>>>

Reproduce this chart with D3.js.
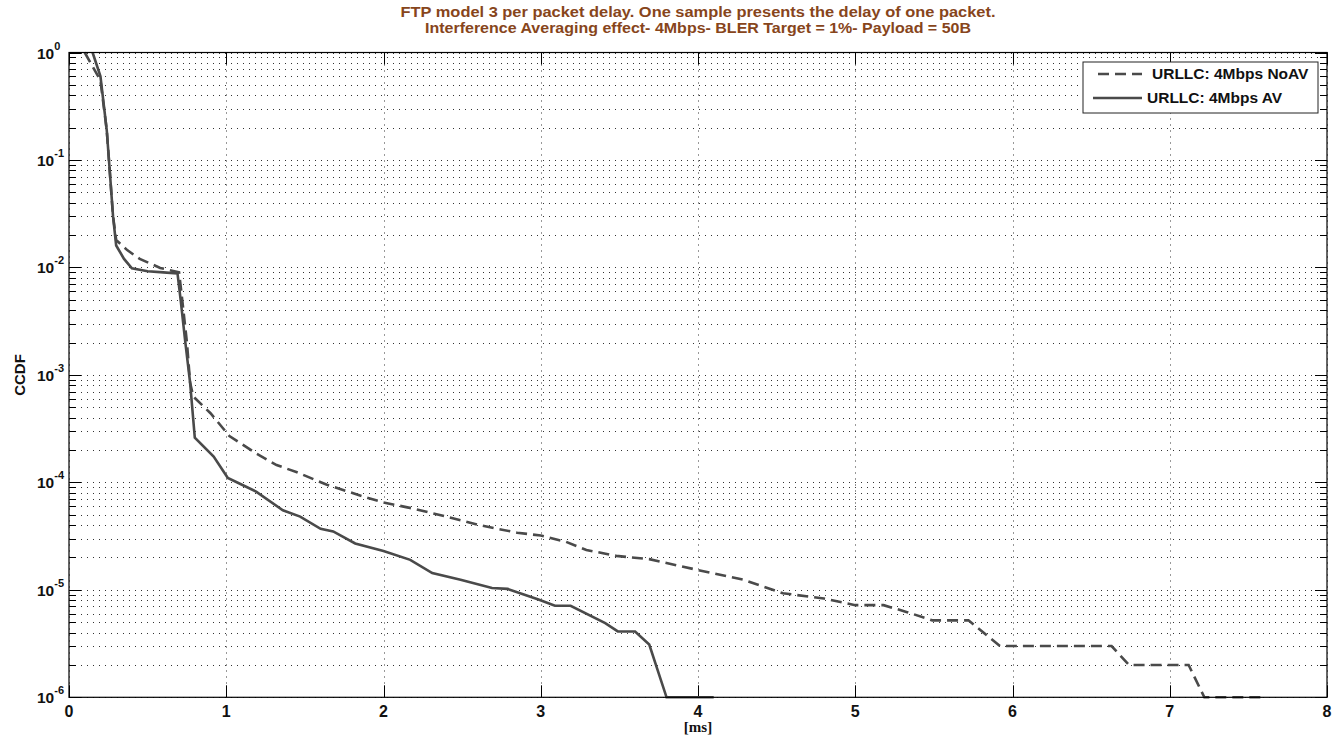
<!DOCTYPE html>
<html>
<head>
<meta charset="utf-8">
<script src="https://cdn.jsdelivr.net/npm/d3@7"></script>
<style>
  body { margin: 0; background: #fff; }
  text { font-family: "Liberation Sans", Arial, sans-serif; font-weight: bold; }
</style>
</head>
<body>
<div id="chart"></div>
<script>
// CCDF of per packet delay
var noavX = [0.10, 0.20, 0.24, 0.26, 0.28, 0.30, 0.37, 0.45, 0.58, 0.70, 0.72, 0.75, 0.77, 0.79, 0.90, 1.02, 1.19, 1.32, 1.45, 1.64, 1.87, 2.00, 2.19, 2.40, 2.61, 2.85, 3.00, 3.16, 3.29, 3.48, 3.69, 3.99, 4.29, 4.54, 4.80, 5.00, 5.18, 5.33, 5.49, 5.72, 5.92, 6.63, 6.74, 7.12, 7.22, 7.60];
var noavY = [1.0, 0.55, 0.19, 0.076, 0.03, 0.018, 0.0145, 0.012, 0.0099, 0.009, 0.005, 0.002, 0.00085, 0.00063, 0.00044, 0.00027, 0.000186, 0.000145, 0.000124, 0.000095, 0.000074, 0.000065, 0.000057, 0.000048, 0.00004, 0.000034, 0.000032, 0.000028, 0.0000235, 0.0000207, 0.0000193, 0.0000154, 0.0000124, 0.0000093, 0.0000083, 0.0000072, 0.0000072, 0.0000062, 0.0000052, 0.0000052, 0.000003, 0.000003, 0.000002, 0.000002, 0.000001, 0.000001];

var avX = [0.15, 0.20, 0.24, 0.26, 0.28, 0.30, 0.35, 0.40, 0.50, 0.60, 0.69, 0.71, 0.74, 0.77, 0.80, 0.92, 1.01, 1.10, 1.19, 1.36, 1.47, 1.60, 1.68, 1.82, 2.00, 2.17, 2.31, 2.49, 2.69, 2.79, 2.99, 3.09, 3.19, 3.41, 3.49, 3.60, 3.69, 3.80, 4.10];
var avY = [1.0, 0.6, 0.19, 0.076, 0.03, 0.016, 0.012, 0.0098, 0.0092, 0.009, 0.0088, 0.005, 0.002, 0.00085, 0.00026, 0.000174, 0.00011, 0.000095, 0.000082, 0.000055, 0.000048, 0.000037, 0.000035, 0.000027, 0.000023, 0.000019, 0.0000143, 0.0000124, 0.0000104, 0.0000102, 0.0000081, 0.0000071, 0.0000071, 0.0000049, 0.0000041, 0.0000041, 0.0000031, 0.000001, 0.000001];

var seriesNames = ["URLLC: 4Mbps NoAV", "URLLC: 4Mbps AV"];
var xTicks = [0, 1, 2, 3, 4, 5, 6, 7, 8];
var yExponents = [0, -1, -2, -3, -4, -5, -6];
var titleLines = ["FTP model 3 per packet delay. One sample presents the delay of one packet.",
                  "Interference Averaging effect- 4Mbps- BLER Target = 1%- Payload = 50B"];

var W = 1343, H = 744;
var margin = {left: 69, right: 16, top: 52.5, bottom: 46.7};

var svg = d3.select("#chart").append("svg")
    .attr("width", W).attr("height", H);

var x = d3.scaleLinear().domain([0, 8]).range([margin.left, W - margin.right]);
var y = d3.scaleLog().domain([1e-6, 1]).range([H - margin.bottom, margin.top]);

// minor values 2..9 per decade
var minorVals = [];
yExponents.slice(1).forEach(function (e) {
    for (var k = 2; k <= 9; k++) minorVals.push(k * Math.pow(10, e));
});
var majorVals = yExponents.map(function (e) { return Math.pow(10, e); });

var grid = svg.append("g").attr("class", "grid")
    .attr("stroke", "#333").attr("stroke-width", 1)
    .attr("stroke-dasharray", "1,5");

grid.selectAll(".hg")
    .data(majorVals.concat(minorVals))
    .enter().append("line")
    .attr("x1", x(0)).attr("x2", x(8))
    .attr("y1", function (d) { return Math.round(y(d)) + 0.5; })
    .attr("y2", function (d) { return Math.round(y(d)) + 0.5; });

grid.selectAll(".vg")
    .data(xTicks)
    .enter().append("line")
    .attr("y1", y(1)).attr("y2", y(1e-6))
    .attr("x1", function (d) { return Math.round(x(d)) + 0.5; })
    .attr("x2", function (d) { return Math.round(x(d)) + 0.5; });

// tick marks (inward, all sides)
var ticks = svg.append("g").attr("stroke", "#000").attr("stroke-width", 1);
majorVals.forEach(function (v) {
    var yy = Math.round(y(v)) + 0.5;
    ticks.append("line").attr("x1", x(0)).attr("x2", x(0) + 12).attr("y1", yy).attr("y2", yy);
    ticks.append("line").attr("x1", x(8)).attr("x2", x(8) - 12).attr("y1", yy).attr("y2", yy);
});
minorVals.forEach(function (v) {
    var yy = Math.round(y(v)) + 0.5;
    ticks.append("line").attr("x1", x(0)).attr("x2", x(0) + 7).attr("y1", yy).attr("y2", yy);
    ticks.append("line").attr("x1", x(8)).attr("x2", x(8) - 7).attr("y1", yy).attr("y2", yy);
});
xTicks.forEach(function (v) {
    var xx = Math.round(x(v)) + 0.5;
    ticks.append("line").attr("x1", xx).attr("x2", xx).attr("y1", y(1e-6)).attr("y2", y(1e-6) - 12);
    ticks.append("line").attr("x1", xx).attr("x2", xx).attr("y1", y(1)).attr("y2", y(1) + 12);
});

// curves
var line = d3.line()
    .x(function (d) { return x(d[0]); })
    .y(function (d) { return y(d[1]); });

var noavData = d3.zip(noavX, noavY);
var avData = d3.zip(avX, avY);

svg.append("path").datum(noavData)
    .attr("d", line)
    .attr("fill", "none").attr("stroke", "#4a4a4a")
    .attr("stroke-width", 2.6)
    .attr("stroke-dasharray", "11,6");

svg.append("path").datum(avData)
    .attr("d", line)
    .attr("fill", "none").attr("stroke", "#4a4a4a")
    .attr("stroke-width", 2.6);

// box
svg.append("rect")
    .attr("x", x(0)).attr("y", y(1))
    .attr("width", x(8) - x(0)).attr("height", y(1e-6) - y(1))
    .attr("fill", "none").attr("stroke", "#000").attr("stroke-width", 1.2);

// x tick labels
svg.selectAll(".xl")
    .data(xTicks)
    .enter().append("text")
    .attr("x", function (d) { return x(d); })
    .attr("y", 717)
    .attr("text-anchor", "middle")
    .style("font-size", "16px")
    .attr("fill", "#111")
    .text(function (d) { return d; });

// y tick labels 10^e
var yl = svg.selectAll(".yl")
    .data(yExponents)
    .enter().append("text")
    .attr("x", 37)
    .attr("y", function (d) { return y(Math.pow(10, d)) + 6; })
    .style("font-size", "15.5px")
    .attr("fill", "#111");
yl.append("tspan").text("10");
yl.append("tspan")
    .attr("dy", -9)
    .style("font-size", "11px")
    .text(function (d) { return d; });

// axis labels
svg.append("text")
    .attr("x", 698).attr("y", 732)
    .attr("text-anchor", "middle")
    .style("font-size", "15px")
    .style("font-family", "'Liberation Serif', serif")
    .attr("fill", "#111")
    .text("[ms]");

svg.append("text")
    .attr("transform", "translate(25,375) rotate(-90)")
    .attr("text-anchor", "middle")
    .style("font-size", "15px")
    .attr("fill", "#111")
    .text("CCDF");

// title
svg.selectAll(".title")
    .data(titleLines)
    .enter().append("text")
    .attr("x", 698)
    .attr("y", function (d, i) { return 17 + i * 16; })
    .attr("text-anchor", "middle")
    .style("font-size", "14.5px")
    .attr("textLength", function (d, i) { return i === 0 ? 595 : 546; })
    .attr("lengthAdjust", "spacingAndGlyphs")
    .attr("fill", "#87451b")
    .text(function (d) { return d; });

// legend
var legend = svg.append("g").attr("class", "legend");
legend.append("rect")
    .attr("x", 1083).attr("y", 62)
    .attr("width", 235).attr("height", 51)
    .attr("fill", "#fff").attr("stroke", "#222").attr("stroke-width", 1);

var legendRows = legend.selectAll(".row")
    .data(seriesNames)
    .enter().append("g")
    .attr("transform", function (d, i) { return "translate(0," + (74 + i * 24) + ")"; });

legendRows.append("line")
    .attr("x1", function (d, i) { return i === 0 ? 1098 : 1093; })
    .attr("x2", 1142)
    .attr("y1", 0).attr("y2", 0)
    .attr("stroke", "#4a4a4a").attr("stroke-width", 2.6)
    .attr("stroke-dasharray", function (d, i) { return i === 0 ? "11,6" : null; });

legendRows.append("text")
    .attr("x", function (d, i) { return i === 0 ? 1152 : 1147; })
    .attr("y", 5)
    .style("font-size", "15.5px")
    .attr("fill", "#111")
    .text(function (d) { return d; });
</script>
</body>
</html>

<<<

## STATED TASK
Please repeat exactly the data above from its first line to the line that contains "0.000002, 0.000001, 0.000001];", inclusive, and leave every picture out.

## EXERCISE RESPONSE
Reproduce this chart with D3.js.
<!DOCTYPE html>
<html>
<head>
<meta charset="utf-8">
<script src="https://cdn.jsdelivr.net/npm/d3@7"></script>
<style>
  body { margin: 0; background: #fff; }
  text { font-family: "Liberation Sans", Arial, sans-serif; font-weight: bold; }
</style>
</head>
<body>
<div id="chart"></div>
<script>
// CCDF of per packet delay
var noavX = [0.10, 0.20, 0.24, 0.26, 0.28, 0.30, 0.37, 0.45, 0.58, 0.70, 0.72, 0.75, 0.77, 0.79, 0.90, 1.02, 1.19, 1.32, 1.45, 1.64, 1.87, 2.00, 2.19, 2.40, 2.61, 2.85, 3.00, 3.16, 3.29, 3.48, 3.69, 3.99, 4.29, 4.54, 4.80, 5.00, 5.18, 5.33, 5.49, 5.72, 5.92, 6.63, 6.74, 7.12, 7.22, 7.60];
var noavY = [1.0, 0.55, 0.19, 0.076, 0.03, 0.018, 0.0145, 0.012, 0.0099, 0.009, 0.005, 0.002, 0.00085, 0.00063, 0.00044, 0.00027, 0.000186, 0.000145, 0.000124, 0.000095, 0.000074, 0.000065, 0.000057, 0.000048, 0.00004, 0.000034, 0.000032, 0.000028, 0.0000235, 0.0000207, 0.0000193, 0.0000154, 0.0000124, 0.0000093, 0.0000083, 0.0000072, 0.0000072, 0.0000062, 0.0000052, 0.0000052, 0.000003, 0.000003, 0.000002, 0.000002, 0.000001, 0.000001];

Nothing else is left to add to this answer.